Crème Chantilly: The French Variation
The French equivalent of Schlagsahne — crème Chantilly — differs in one crucial respect: it is sweetened, typically with icing sugar (10g per 100ml cream) and vanilla. The name references the Château de Chantilly north of Paris, where the cream is said to have been created — attribution usually given to François Vatel, the legendary maître d'hôtel who famously committed suicide when the fish delivery for a royal banquet arrived late, though the historical evidence for Vatel's role in whipped cream invention is thin. What is documented is that sweetened whipped cream was a signature of Chantilly's kitchen in the 17th century and spread through French culinary culture from there.
The crème Chantilly distinction: it should be lightly sweetened (not heavily), flavoured with genuine vanilla (real vanilla bean or high-quality extract, not artificial flavouring), and whipped to soft-medium peaks — not stiff. The French approach is lighter and more delicate than the dense mountain of Schlagsahne on a Viennese Einspänner; both have their place, and the choice between them is a question of context and cultural moment.
Whipped Cream Around the World
- UK clotted cream: Not whipped, but the supreme British cream achievement — produced by heating unhomogenised cream to 82°C until a golden crust forms, then cooling slowly to allow the clotted fat to separate. Clotted cream has a fat content of minimum 55% and a texture that is spreadable but not fluid. The classic use: Devon cream teas (scones with clotted cream and jam), where the cream-first vs. jam-first debate is a genuine cultural conflict between Devon (cream first) and Cornwall (jam first).
- Dulce de crema (Argentina/Uruguay): A caramelised cream product similar to clotted cream but with the sweetness of dulce de leche — produced by slow heating of cream with sugar until it caramelises and thickens.
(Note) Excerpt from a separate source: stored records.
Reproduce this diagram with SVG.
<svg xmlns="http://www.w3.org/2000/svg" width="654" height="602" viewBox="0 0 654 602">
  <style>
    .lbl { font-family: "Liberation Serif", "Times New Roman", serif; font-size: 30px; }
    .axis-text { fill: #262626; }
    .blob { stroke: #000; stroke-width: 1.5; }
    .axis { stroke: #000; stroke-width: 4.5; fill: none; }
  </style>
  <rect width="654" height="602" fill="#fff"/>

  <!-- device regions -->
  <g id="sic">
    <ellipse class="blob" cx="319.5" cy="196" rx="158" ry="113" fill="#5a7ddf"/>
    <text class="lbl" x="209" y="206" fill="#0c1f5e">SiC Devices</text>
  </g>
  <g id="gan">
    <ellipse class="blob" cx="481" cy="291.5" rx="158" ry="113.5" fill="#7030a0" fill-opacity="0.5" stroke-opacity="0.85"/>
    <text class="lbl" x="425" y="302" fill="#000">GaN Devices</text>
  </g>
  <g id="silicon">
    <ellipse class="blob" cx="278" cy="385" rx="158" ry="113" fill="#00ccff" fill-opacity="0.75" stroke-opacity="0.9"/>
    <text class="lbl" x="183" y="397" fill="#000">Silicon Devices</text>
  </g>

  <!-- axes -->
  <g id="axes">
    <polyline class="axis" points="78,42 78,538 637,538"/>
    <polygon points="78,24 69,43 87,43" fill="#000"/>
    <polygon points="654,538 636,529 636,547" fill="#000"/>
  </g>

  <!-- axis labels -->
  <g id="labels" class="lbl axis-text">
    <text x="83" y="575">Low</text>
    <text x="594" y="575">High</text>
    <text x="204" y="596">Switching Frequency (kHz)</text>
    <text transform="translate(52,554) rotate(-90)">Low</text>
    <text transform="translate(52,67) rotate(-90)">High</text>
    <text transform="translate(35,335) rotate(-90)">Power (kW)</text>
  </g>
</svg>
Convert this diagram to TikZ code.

Used as a filling for medialunas (Argentine croissants) and facturas.
- Canned whipped cream (USA): The first pressurised whipped cream in an aerosol can was patented by dairy scientist Charles Minifie in 1931 and commercialised by Reddi-wip in 1948 — using nitrous oxide (N₂O) as the propellant. The convenience of canned whipped cream made it ubiquitous in American households by the 1950s, though the texture (coarser, less stable than hand-whipped cream) and the sweetness (American canned whipped cream is heavily sweetened) represent a fundamentally different product from European Schlagsahne.
Making Perfect Schlagsahne: The Technique
For 300ml of heavy cream (minimum 35% fat), chilled to 4°C:
- Chill your bowl and whisk in the freezer for 10 minutes
- Pour cold cream into the cold bowl
- Whip at medium speed (not maximum — slower whipping produces a more stable foam with smaller, more uniform bubbles)
- For German Schlagsahne (unsweetened): stop at firm peaks — the cream holds its shape when the whisk is lifted but has a slight droop at the tip
- For crème Chantilly: add 2 tablespoons icing sugar and ½ teaspoon vanilla extract when the cream reaches soft peaks; continue to firm peaks
- Use immediately or refrigerate for up to 2 hours (the foam is stable when properly whipped but will begin to weep liquid after extended standing)
The sign of properly whipped cream: it is white, it holds its shape, it is cool to the touch, and when placed on a dessert it does not immediately begin to melt. It should taste primarily of cream — rich, cold, slightly milky — with any added flavouring (vanilla, sugar) as a secondary note.